CAMERINO – Due nipotine affidate al nonno Franco, scorbutico e anaffettivo, sopravvissuto al grande terremoto del centro Italia. Due ragazze che si troveranno a vivere nelle casette prefabbricate, in pochi metri quadrati, insieme all’anziano familiare che, solo con il tempo, imparerà ad amarle. È una storia di amore, ma anche di rinascita quella girata tra le splendide e martoriate aree di Valfornace, Camerino e Muccia, quella che ha preso corpo nel film Come niente, la commedia familiare diretta dall’esordiente Davide Como, scritta da Giulia Betti, con Franco Oppini e due giovanissime protagoniste Valentina Bivona e Greta Mecarelli.
Il film, distribuito da Minerva Pictures e prodotto da Guasco, sarà lanciato da domani (12 marzo) su Chili, Rakuten Tv, Google Play, Apple Tv, The Film Club, e a seguire su Amazon. Girato a giugno dello scorso anno, non appena si è potuti uscire dal lockdown, con l’intento di dare un segnale di ripartenza forte proprio da un territorio, come quello Maceratese, già martoriato dal sisma del 2016.
Diversi gli attori del territorio che hanno dato corpo e anima al film: Roberta Sarti, Iacopo Cicconofri, Maria Sole Cingolani con il gruppo Etra, l’Accademia delle arti sceniche e visive, Sabrina Conocchioli e tanti bambini come Gabriella e Pietro Lucarini, Alessandro Valeri, Alessio Pascucci, Jacopo e Mattia Migliorelli. Da sottolineare anche la preziosa collaborazione con l’Accademia di Belle Arti di Macerata per la scenografia, firmata da Lodovico Gennaro e altre importanti collaborazioni con professionisti del Maceratese tra cui Monica Habilaj (aiuto regia), Chiara Cingolani (assistente alla regia), Alex Scopini (segretario di edizione) e Alessio Scarlattini (fotografo di scena). Tutta marchigiana anche la colonna sonora del film, a cura di Raffaele Petrucci, che ha visto la partecipazione di molti giovani artisti tra cui, oltre Raffele Petrucci, Bianca Ottaviani, Folkantina, Marco Baldoni e Daz-Jay.

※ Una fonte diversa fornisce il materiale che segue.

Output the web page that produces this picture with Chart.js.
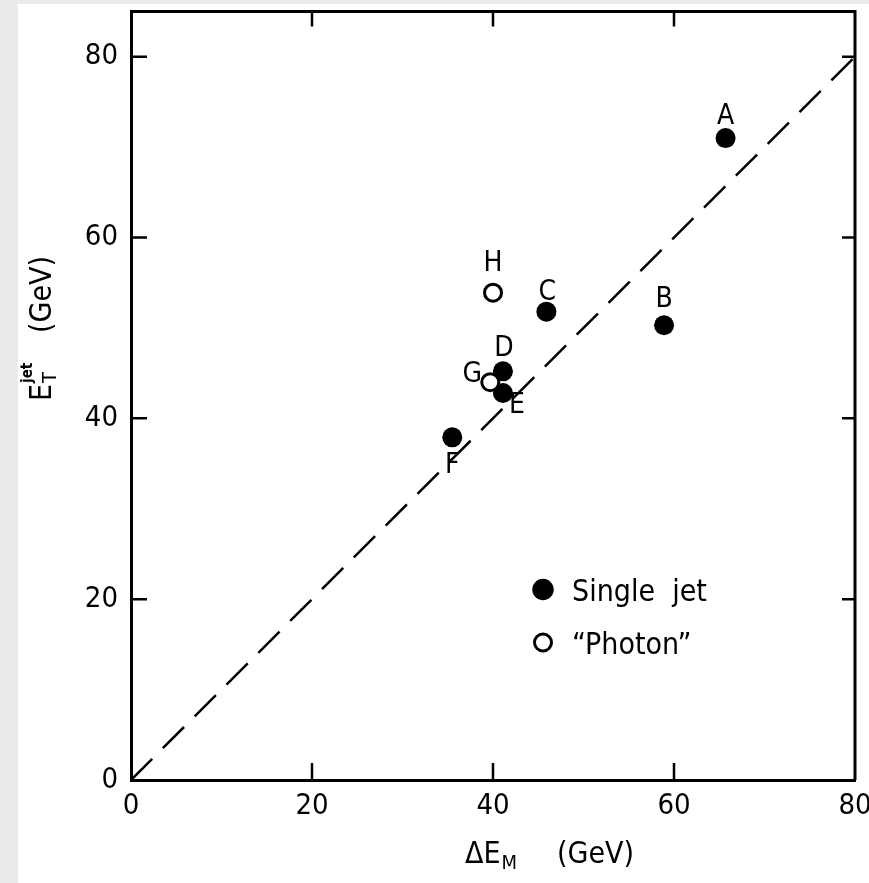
<!DOCTYPE html>
<html>
<head>
<meta charset="utf-8">
<script src="https://cdn.jsdelivr.net/npm/chart.js@4.4.1/dist/chart.umd.min.js"></script>
<style>
  html, body { margin: 0; padding: 0; }
  body { width: 869px; height: 883px; background: #ebebeb; position: relative; overflow: hidden; }
  #panel { position: absolute; left: 18px; top: 4px; right: 0; bottom: 0; background: #fff; }
  #plot { position: absolute; left: 0; top: 0; }
</style>
</head>
<body>
<div id="panel"></div>
<canvas id="plot" width="869" height="883"></canvas>
<script>
// events
const jetNames = ["A", "B", "C", "D", "E", "F"];
const jetX = [65.7, 58.9, 45.9, 41.1, 41.1, 35.5];
const jetY = [71.0, 50.3, 51.8, 45.2, 42.8, 37.9];

const photonNames = ["G", "H"];
const photonX = [39.7, 40.0];
const photonY = [44.0, 53.9];

// the E_T = dE line
const diagX = [0, 80];
const diagY = [0, 80];

const xTicks = [0, 20, 40, 60, 80];
const yTicks = [0, 20, 40, 60, 80];

const FONT = '"Liberation Sans Narrow", "DejaVu Sans Condensed", "Roboto Condensed", sans-serif';

// where each letter sits relative to its point (px)
const labelOffset = {
    A: [0, -21], B: [0, -26], C: [1, -19], D: [1, -23],
    E: [14, 13], F: [0, 28], G: [-18, -7], H: [0, -29]
};

const pts = (xs, ys) => xs.map((x, i) => ({ x: x, y: ys[i] }));

const decorations = {
    id: "decorations",
    afterDatasetsDraw(chart) {
        const ctx = chart.ctx;
        const xs = chart.scales.x, ys = chart.scales.y;
        const a = chart.chartArea;
        ctx.save();
        ctx.strokeStyle = "#000";
        ctx.fillStyle = "#000";

        // top and right frame
        ctx.lineWidth = 3;
        ctx.beginPath();
        ctx.moveTo(a.left, a.top);
        ctx.lineTo(a.right, a.top);
        ctx.lineTo(a.right, a.bottom);
        ctx.stroke();

        // inward tick marks
        ctx.lineWidth = 2.5;
        xTicks.forEach(v => {
            if (v === 0 || v === 80) return;
            const px = xs.getPixelForValue(v);
            ctx.beginPath();
            ctx.moveTo(px, a.bottom); ctx.lineTo(px, a.bottom - 17);
            ctx.moveTo(px, a.top); ctx.lineTo(px, a.top + 15);
            ctx.stroke();
        });
        yTicks.forEach(v => {
            if (v === 0) return;
            const py = ys.getPixelForValue(v);
            ctx.beginPath();
            ctx.moveTo(a.left, py); ctx.lineTo(a.left + 16, py);
            ctx.moveTo(a.right, py); ctx.lineTo(a.right - 13, py);
            ctx.stroke();
        });

        // point letters
        ctx.font = "28px " + FONT;
        ctx.textAlign = "center";
        ctx.textBaseline = "middle";
        const put = (names, X, Y) => names.forEach((n, i) => {
            const o = labelOffset[n];
            ctx.fillText(n, xs.getPixelForValue(X[i]) + o[0], ys.getPixelForValue(Y[i]) + o[1]);
        });
        put(jetNames, jetX, jetY);
        put(photonNames, photonX, photonY);

        // legend
        const lx = a.left + 412, ly1 = a.top + 578, ly2 = a.top + 631;
        Chart.helpers.drawPoint(ctx, { pointStyle: "circle", radius: 9.5, borderWidth: 1 }, lx, ly1);
        ctx.fill();
        ctx.fillStyle = "#fff";
        ctx.lineWidth = 3;
        ctx.beginPath();
        ctx.arc(lx, ly2, 8.5, 0, Math.PI * 2);
        ctx.fill();
        ctx.stroke();
        ctx.fillStyle = "#000";
        ctx.font = "30px " + FONT;
        ctx.textAlign = "left";
        ctx.textBaseline = "alphabetic";
        ctx.fillText("Single  jet", lx + 29, ly1 + 11);
        ctx.fillText("\u201CPhoton\u201D", lx + 29, ly2 + 11);

        // x title: dE_M (GeV)
        const tx = 465, tb = 863;
        ctx.font = "30px " + FONT;
        ctx.fillText("\u0394E", tx, tb);
        let w = ctx.measureText("\u0394E").width;
        ctx.font = "20px " + FONT;
        ctx.fillText("M", tx + w + 1, tb + 6);
        ctx.font = "30px " + FONT;
        ctx.fillText("(GeV)", 557, tb);

        // y title: E_T^jet (GeV), rotated
        ctx.translate(51, 401);
        ctx.rotate(-Math.PI / 2);
        ctx.font = "30px " + FONT;
        ctx.fillText("E", 0, 0);
        w = ctx.measureText("E").width;
        ctx.font = "20px " + FONT;
        ctx.fillText("T", w + 1, 5);
        ctx.font = "bold 15px " + FONT;
        ctx.fillText("jet", w + 1, -19);
        ctx.font = "30px " + FONT;
        ctx.fillText("(GeV)", 68, 0);
        ctx.restore();
    }
};

const tickFont = { family: FONT, size: 29 };

const noPad = s => {
    s.paddingLeft = 0; s.paddingRight = 0;
    s.paddingTop = 0; s.paddingBottom = 0;
};

new Chart(document.getElementById("plot").getContext("2d"), {
    type: "scatter",
    data: {
        datasets: [
            {
                type: "line",
                data: pts(diagX, diagY),
                borderColor: "#000",
                borderWidth: 2.5,
                borderDash: [30, 15],
                pointRadius: 0,
                fill: false,
                order: 3
            },
            {
                label: "Single jet",
                data: pts(jetX, jetY),
                pointRadius: 10,
                pointBackgroundColor: "#000",
                pointBorderColor: "#000",
                pointBorderWidth: 0,
                order: 2
            },
            {
                label: "Photon",
                data: pts(photonX, photonY),
                pointRadius: 8.5,
                pointBackgroundColor: "#fff",
                pointBorderColor: "#000",
                pointBorderWidth: 3,
                order: 1
            }
        ]
    },
    options: {
        responsive: false,
        animation: false,
        events: [],
        layout: { padding: { top: 11, right: 14, left: 0, bottom: 0 } },
        plugins: {
            legend: { display: false },
            tooltip: { enabled: false }
        },
        scales: {
            x: {
                type: "linear",
                min: 0,
                max: 80,
                grid: { display: false, drawTicks: false },
                border: { display: true, color: "#000", width: 3 },
                ticks: { color: "#000", font: tickFont, padding: 9 },
                afterBuildTicks: s => { s.ticks = xTicks.map(v => ({ value: v })); },
                afterFit: s => { s.height = 103; noPad(s); }
            },
            y: {
                type: "linear",
                min: 0,
                max: 85,
                grid: { display: false, drawTicks: false },
                border: { display: true, color: "#000", width: 3 },
                ticks: { color: "#000", font: tickFont, padding: 13 },
                afterBuildTicks: s => { s.ticks = yTicks.map(v => ({ value: v })); },
                afterFit: s => { s.width = 131; noPad(s); }
            }
        }
    },
    plugins: [decorations]
});
</script>
</body>
</html>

A fare da “papà lavorativo” a tanti giovani attori è stato Franco Oppini nella veste di nonno Franco, «un padre mancato che ha fallito con la figlia e che ora potrebbe riscattarsi con l’arrivo delle nipotine, affidate a lui per i mesi estivi durante la malattia della madre – si legge nelle note di regia -. Ma lui continua a inseguire Berlinguer, il suo falco, si addentra nei boschi, nelle colline che avvolgono il paesino fino a unirsi con i Sibillini, e lo chiama a squarciagola, ma è solo una chimera. Alla fine capirà che il passato gli sta tendendo una mano, se saprà abbracciare quelle ragazzine, amarle, per come sono. E allora quelle relazioni fragili potranno ricomporsi, e quel paesino distopico si concilierà con sé stesso».
A fare da sfondo, oltre ai Sibillini, ci sono quei moduli prefabbricati che, negli ultimi quattro anni, hanno popolato le aree dell’entroterra. «Le Sae non vengono mostrate come una cartolina ma, sempre sullo sfondo, intervengono silenziose ma imponenti – spiega il regista, raccontando perché ha scelto i luoghi del sisma per ambientare il suo primo film -, mantenendo la dignità dei terremotati che, malgrado la tragedia di aver perso tutto, non hanno perso la loro dignità e continuano a vivere la loro vita tra sogni e speranze. Colore ricorrente nel film è il rosso: rosso come il sangue che pulsa, come la vita che grida e che non vuole arrendersi in un paese colpito dal terremoto e che vuole sentirsi vivo, rispettato e parte di una comunità».